Saturday, November 27, 2010

Money exchange offices in Serbia

Serbia doesn’t have the euro yet, so before venturing out in Belgrade’s bustle, euros need to be exchanged for Dinars. Any unwitted tourist would pace straight to one of the many banks, but the seasoned traveler changes money in the sticker-studded single-window street-side booth of the Menjacnica, or exchange office. They’re everywhere, and come with names such as Extreme, Euro Lion, even Pirana.

Their facilities are crummy, their overhead not existing, and that’s why their rates are far more attractive than that of the established bank. A tourist who comes in with a sweaty wad of dollars will be registered, probed and prodded, but euros are exchanged without the least bit of formality; no passport, signature or even conversation is required. Exchanging the Serbian equivalent of three monthly salaries involves no more doings than buying a loaf of bread.

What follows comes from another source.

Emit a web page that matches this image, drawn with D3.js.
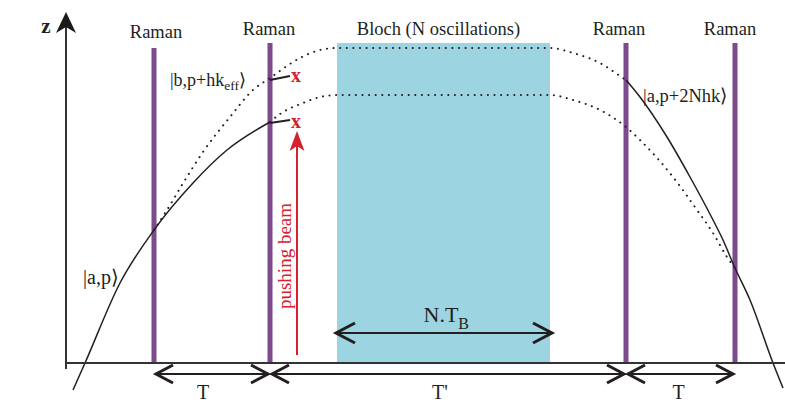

A platinum blonde runs my euro bills through a counter, reaches beside her to decapitate a skyscraper of 1000 Dinar bills and hands me a stack of them the size of a brick. A sturdy three course meal costs the same here as a quarter pounder in the west, but every time I pay the bill it’ll feel as if I bought a car.

It’ll take me a long time to burn through this amount of cash, but when it runs out, there are always the banks and their ATMs eager to extort me.